The reform movement that has swept the nation has left many educators in the classroom grasping for straws.  The nation has been digging itself out of the largest financial crisis since the Great Depression and there just seems to be no money left.  State budgets have been balanced on the backs of public education for the past several years.  Educators have been asked to do more with less each year.  The federal government provided one time relief in 2010 with the EduJobs Act.  Many state governments and local education agencies took this money and spread it out over the past two years.  Now the EduJobs well has run dry and once again state governments are forced to make drastic cuts in order to balance their budgets.  





In North Carolina, and across the country, partisan politics have left all children behind.  Currently, North Carolina ranks in the low 40s in per pupil spending; it is now behind Mississppi!  Last year, Governor Perdue wanted to extended the penny sales tax in order to restore the cuts to education, but the newly elected GOP General Assembly stated that no taxes would be extended.  This year Gov. Perdue proposed a 3/4 of a penny sales tax to restore the cuts, but again partisan politics won over education.


Year after year, educators have been asked to do more with less.  As the years pass it seems as if educators have been blamed for the financial crisis that has crippled the economy.  Year after year, students still enter schoolhouses believing that someone will be there to steward their futures. 


Over the past several weeks, high schools across the country have celebrated their graduation ceremonies.  Students have been paraded in front of friends and families celebrating thirteen years of a system that hopefully prepared them for the coming obstacles.  These newly minted graduates looked to their haggard educators to consistently hit home-runs for them.  They counted on their teachers to prepare them for the Flat World they are now entering.  State governments have let them down pandering to special interests, but their teachers daily struggled to prepare them for success.  As the class of 2012 exits and the class of 2013 begins their march towards the future educators are now in the bottom of the ninth with two strikes and can barely hold onto their bats, but know that they must continue to produce magic because the each student is counting on them despite the lack of funding provided.  Will they once again hit one out of the park?







Friday, June 8, 2012

The Educational Reformation

There are periods throughout history where we as a people know that what we are doing and what we have done is no longer in alignment with our core values and beliefs.  This was true during the mid to late 1500's when priests and theologians broke away from the Roman Catholic Church.  The Roman Catholic Church during this time was not only an entity where people chose to worship and celebrate their faith, but it was a larger political body that enforced what some believed were unjust laws in order to keep people continually indebted to the church.  Bishops, Cardinals and the Pope himself all possessed great amounts of political clout and would force the commoner to release their earnings so that he might gain favor in the eyes of God.  Certain members of the church saw threw the corruption and political pandering and chose to break away.  Perhaps the most popular member of the reformation is monk Martin Luther who nailed his tenants of faith to the door of the monastery after denouncing the Roman Catholic Church.  As a member of the Presbyterian Church (USA), I am more inclined to follow the teachings, or pillars of Calvinism.  We, as Presbyterians, hold at the very core of our belief structure, as Calvin did, that we are the church always reforming and never stagnant.  It is our mission to constantly grow and challenge what we believe and how our faith will continue to grow.

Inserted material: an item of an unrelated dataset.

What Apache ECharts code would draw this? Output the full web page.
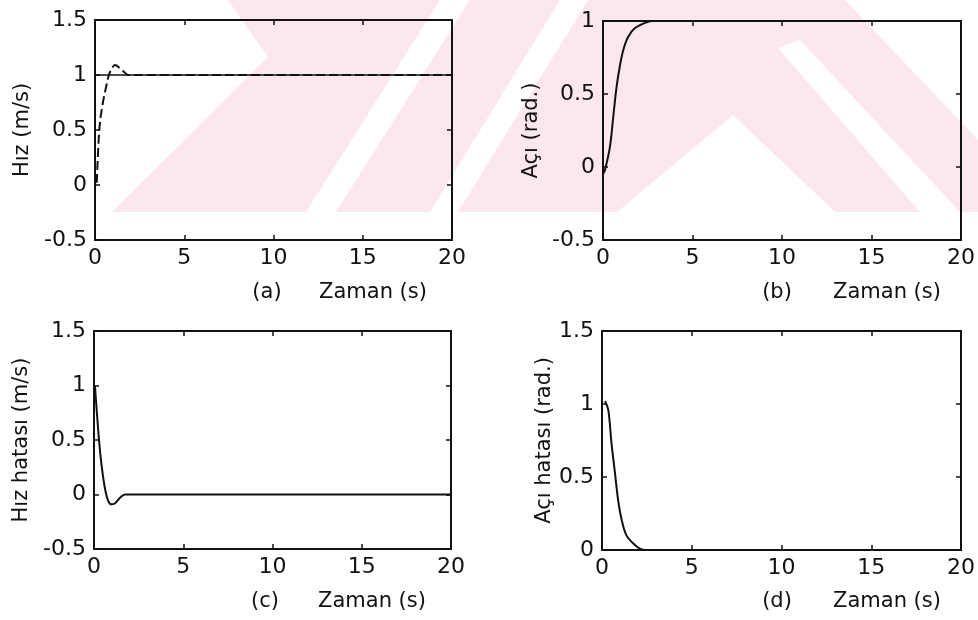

Jumping ahead nearly 500 years later we find ourselves at the beginnings of another politically charged reformation: "The Educational Reformation".  For nearly a decade education has be inundated with the reform to the Elementary and Secondary Education Act (ESEA) that is now known as No Child Left Behind (NCLB).  ESEA was signed into law by President Lyndon B. Johnson because he fully believed that every American citizen should have the right to an education.  ESEA gave state governments autonomy over the school's in their states.  During the late 1970's and early 1980's a decline in student achievement and graduation had been occurring.  The Department of Education began a task force that published A Nation at Risk that clearly stated what measures where needed to raise the achievement of students.  Many educational leaders today continue to reference this report as the template for true educational reform.  


Enter: No Child Left Behind, or Every Test Dumbed Down.  Thus began the standards movement in America.  Students would take a standardized "High Stakes" test in order to show achievement and schools would be rated by these tests.  The kicker is that these tests are cheap to produce and students have to learn a narrow curriculum and merely be able to bubble in the correct answer.  This has passed for critical thinking.  


The system has subsisted off of this mockery for over a decade and we not seeing gains in achievement, but schools that have been labeled as failing.  When a school is labeled failing for more than three years it is put on a turnaround plan.  Essentially the administration is fired along with about 50% of the staff.  The staff can reapply for their jobs, but most do not and seek out other schools or even systems to work.  The irony is that this is considered reform; but in truth it is... well corporate reform.  This model is similar to the model used by the once giant in electronics Circuit City and we all know how successful that plan worked.


The old statement, "It is too big to fail" blindsided Circuit City and it currently laughing in the face of the educational system.  Once again the answer does lie how much money is the nation willing to spend?  Is the nation ready to do the real work and focus on a system that is constantly in need of reformation? Is education system in American truly in a state of disrepair?  


Contrary to what certain news outlets have been clamoring, I do not think the system is beyond repair.   As stated in the picture of John Calvin, "Unconditional Change".  I do believe it is going to force us all to change our educational paradigms that we have developed over nearly a hundred years and it will take a great deal of collaboration on all sides to reform an ever reforming system. There are reformers who are beginning to unlock the key to what education has been and what it will be.  They are not afraid to trample on the sacred cow of standardized tests.  One of my personal favorites is Sir Ken Robinson and his belief structure on education greatly matches my own core values during this educational reformation.